*Task prompt:* Reproduce the listing below word for word, with no pictures.

*Supplied information:*

■ ■ ■ ■ ■ ■ ■

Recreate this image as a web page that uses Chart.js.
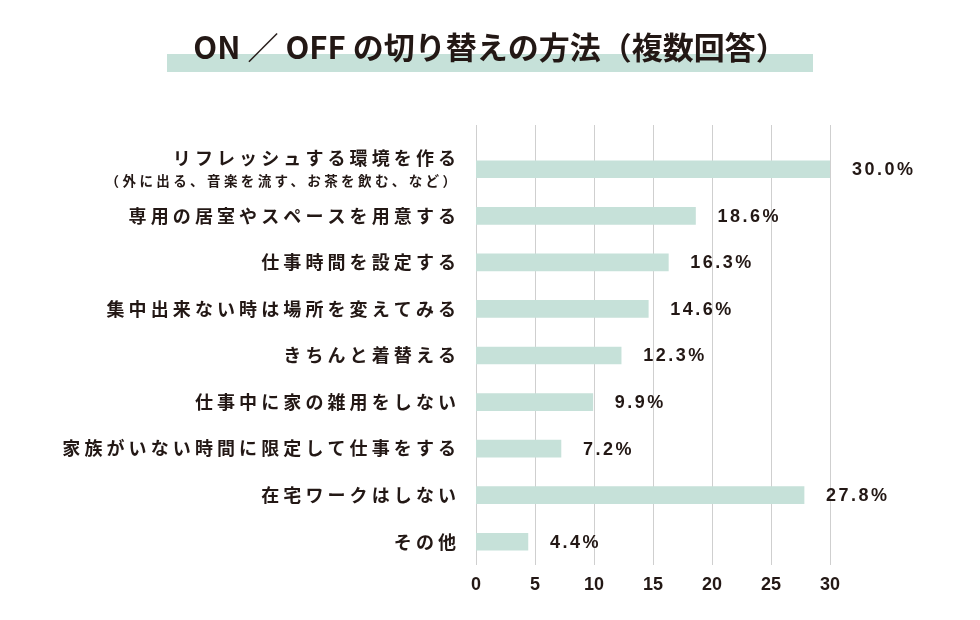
<!DOCTYPE html>
<html lang="ja">
<head>
<meta charset="utf-8">
<script src="https://cdn.jsdelivr.net/npm/chart.js@4"></script>
<style>
  html, body { margin: 0; padding: 0; background: #fff; }
  #wrap { width: 980px; height: 620px; }
</style>
</head>
<body>
<div id="wrap"><canvas id="chart" width="980" height="620"></canvas></div>
<script>
// chart data
const chartTitle = "ON ／ OFF の切り替えの方法（複数回答）";
const categories = [
    ["リフレッシュする環境を作る", "（外に出る、音楽を流す、お茶を飲む、など）"],
    "専用の居室やスペースを用意する",
    "仕事時間を設定する",
    "集中出来ない時は場所を変えてみる",
    "きちんと着替える",
    "仕事中に家の雑用をしない",
    "家族がいない時間に限定して仕事をする",
    "在宅ワークはしない",
    "その他"
];
const values = [30.0, 18.6, 16.3, 14.6, 12.3, 9.9, 7.2, 27.8, 4.4];
const xTicks = [0, 5, 10, 15, 20, 25, 30];

const barColor = "#c6e1d9";
const textColor = "#231815";
const jpFont = "'Noto Sans CJK JP', 'Noto Sans', sans-serif";
const numFont = "'Liberation Sans', Arial, sans-serif";

// Title with band behind it
const titlePlugin = {
    id: "titleBand",
    beforeDraw(chart) {
        const ctx = chart.ctx;
        ctx.save();
        ctx.fillStyle = barColor;
        ctx.fillRect(167, 54, 646, 18);
        ctx.fillStyle = textColor;
        ctx.font = "bold 31px " + jpFont;
        ctx.textAlign = "center";
        ctx.textBaseline = "middle";
        ctx.fillText(chartTitle, 490, 47);
        ctx.restore();
    }
};

// Vertical grid lines reaching above the first bar
const gridPlugin = {
    id: "tallGrid",
    beforeDatasetsDraw(chart) {
        const ctx = chart.ctx;
        const xs = chart.scales.x;
        const area = chart.chartArea;
        ctx.save();
        ctx.strokeStyle = "#cfcfcf";
        ctx.lineWidth = 1;
        xTicks.forEach(t => {
            const x = Math.round(xs.getPixelForValue(t)) + 0.5;
            ctx.beginPath();
            ctx.moveTo(x, area.top - 21);
            ctx.lineTo(x, area.bottom);
            ctx.stroke();
        });
        ctx.restore();
    }
};

// Category labels (letter spaced) and value labels
const labelPlugin = {
    id: "labels",
    afterDatasetsDraw(chart) {
        const ctx = chart.ctx;
        const ys = chart.scales.y;
        const xs = chart.scales.x;
        const right = chart.chartArea.left - 20;
        ctx.save();
        ctx.fillStyle = textColor;
        ctx.textAlign = "right";
        ctx.textBaseline = "middle";
        categories.forEach((label, i) => {
            const y = ys.getPixelForValue(i);
            if (Array.isArray(label)) {
                ctx.font = "bold 18px " + jpFont;
                ctx.letterSpacing = "4.1px";
                ctx.fillText(label[0], right + 4.1, y - 11);
                ctx.font = "bold 13.5px " + jpFont;
                ctx.letterSpacing = "3.4px";
                ctx.fillText(label[1], right + 3.4, y + 12);
            } else {
                ctx.font = "bold 18px " + jpFont;
                ctx.letterSpacing = "4.1px";
                ctx.fillText(label, right + 4.1, y);
            }
        });
        ctx.textAlign = "left";
        ctx.font = "bold 18px " + numFont;
        ctx.letterSpacing = "2.5px";
        values.forEach((v, i) => {
            const y = ys.getPixelForValue(i);
            ctx.fillText(v.toFixed(1) + "%", xs.getPixelForValue(v) + 22, y + 1);
        });
        ctx.restore();
    }
};

new Chart(document.getElementById("chart").getContext("2d"), {
    type: "bar",
    data: {
        labels: categories,
        datasets: [{
            data: values,
            backgroundColor: barColor,
            borderWidth: 0,
            barThickness: 17
        }]
    },
    options: {
        indexAxis: "y",
        responsive: false,
        animation: false,
        layout: { padding: { left: 476, right: 150, top: 146, bottom: 0 } },
        plugins: {
            legend: { display: false },
            tooltip: { enabled: false }
        },
        scales: {
            x: {
                min: 0,
                max: 30,
                afterBuildTicks: s => { s.ticks = xTicks.map(v => ({ value: v })); },
                afterFit: s => { s.height = 55; },
                grid: { display: false },
                border: { display: false },
                ticks: {
                    color: textColor,
                    font: { family: numFont, size: 18, weight: "bold" },
                    padding: 1
                }
            },
            y: {
                display: false,
                offset: true
            }
        }
    },
    plugins: [titlePlugin, gridPlugin, labelPlugin]
});
</script>
</body>
</html>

■ ■ ■ ■ ■ ■ ■

*Expected output:*
Recreate this image as a web page that uses Chart.js.
<!DOCTYPE html>
<html lang="ja">
<head>
<meta charset="utf-8">
<script src="https://cdn.jsdelivr.net/npm/chart.js@4"></script>
<style>
  html, body { margin: 0; padding: 0; background: #fff; }
  #wrap { width: 980px; height: 620px; }
</style>
</head>
<body>
<div id="wrap"><canvas id="chart" width="980" height="620"></canvas></div>
<script>
// chart data
const chartTitle = "ON ／ OFF の切り替えの方法（複数回答）";
const categories = [
    ["リフレッシュする環境を作る", "（外に出る、音楽を流す、お茶を飲む、など）"],
    "専用の居室やスペースを用意する",
    "仕事時間を設定する",
    "集中出来ない時は場所を変えてみる",
    "きちんと着替える",
    "仕事中に家の雑用をしない",
    "家族がいない時間に限定して仕事をする",
    "在宅ワークはしない",
    "その他"
];
const values = [30.0, 18.6, 16.3, 14.6, 12.3, 9.9, 7.2, 27.8, 4.4];
const xTicks = [0, 5, 10, 15, 20, 25, 30];

const barColor = "#c6e1d9";
const textColor = "#231815";
const jpFont = "'Noto Sans CJK JP', 'Noto Sans', sans-serif";
const numFont = "'Liberation Sans', Arial, sans-serif";

// Title with band behind it
const titlePlugin = {
    id: "titleBand",
    beforeDraw(chart) {
        const ctx = chart.ctx;
        ctx.save();
        ctx.fillStyle = barColor;
        ctx.fillRect(167, 54, 646, 18);
        ctx.fillStyle = textColor;
        ctx.font = "bold 31px " + jpFont;
        ctx.textAlign = "center";
        ctx.textBaseline = "middle";
        ctx.fillText(chartTitle, 490, 47);
        ctx.restore();
    }
};

// Vertical grid lines reaching above the first bar
const gridPlugin = {
    id: "tallGrid",
    beforeDatasetsDraw(chart) {
        const ctx = chart.ctx;
        const xs = chart.scales.x;
        const area = chart.chartArea;
        ctx.save();
        ctx.strokeStyle = "#cfcfcf";
        ctx.lineWidth = 1;
        xTicks.forEach(t => {
            const x = Math.round(xs.getPixelForValue(t)) + 0.5;
            ctx.beginPath();
            ctx.moveTo(x, area.top - 21);
            ctx.lineTo(x, area.bottom);
            ctx.stroke();
        });
        ctx.restore();
    }
};

// Category labels (letter spaced) and value labels
const labelPlugin = {
    id: "labels",
    afterDatasetsDraw(chart) {
        const ctx = chart.ctx;
        const ys = chart.scales.y;
        const xs = chart.scales.x;
        const right = chart.chartArea.left - 20;
        ctx.save();
        ctx.fillStyle = textColor;
        ctx.textAlign = "right";
        ctx.textBaseline = "middle";
        categories.forEach((label, i) => {
            const y = ys.getPixelForValue(i);
            if (Array.isArray(label)) {
                ctx.font = "bold 18px " + jpFont;
                ctx.letterSpacing = "4.1px";
                ctx.fillText(label[0], right + 4.1, y - 11);
                ctx.font = "bold 13.5px " + jpFont;
                ctx.letterSpacing = "3.4px";
                ctx.fillText(label[1], right + 3.4, y + 12);
            } else {
                ctx.font = "bold 18px " + jpFont;
                ctx.letterSpacing = "4.1px";
                ctx.fillText(label, right + 4.1, y);
            }
        });
        ctx.textAlign = "left";
        ctx.font = "bold 18px " + numFont;
        ctx.letterSpacing = "2.5px";
        values.forEach((v, i) => {
            const y = ys.getPixelForValue(i);
            ctx.fillText(v.toFixed(1) + "%", xs.getPixelForValue(v) + 22, y + 1);
        });
        ctx.restore();
    }
};

new Chart(document.getElementById("chart").getContext("2d"), {
    type: "bar",
    data: {
        labels: categories,
        datasets: [{
            data: values,
            backgroundColor: barColor,
            borderWidth: 0,
            barThickness: 17
        }]
    },
    options: {
        indexAxis: "y",
        responsive: false,
        animation: false,
        layout: { padding: { left: 476, right: 150, top: 146, bottom: 0 } },
        plugins: {
            legend: { display: false },
            tooltip: { enabled: false }
        },
        scales: {
            x: {
                min: 0,
                max: 30,
                afterBuildTicks: s => { s.ticks = xTicks.map(v => ({ value: v })); },
                afterFit: s => { s.height = 55; },
                grid: { display: false },
                border: { display: false },
                ticks: {
                    color: textColor,
                    font: { family: numFont, size: 18, weight: "bold" },
                    padding: 1
                }
            },
            y: {
                display: false,
                offset: true
            }
        }
    },
    plugins: [titlePlugin, gridPlugin, labelPlugin]
});
</script>
</body>
</html>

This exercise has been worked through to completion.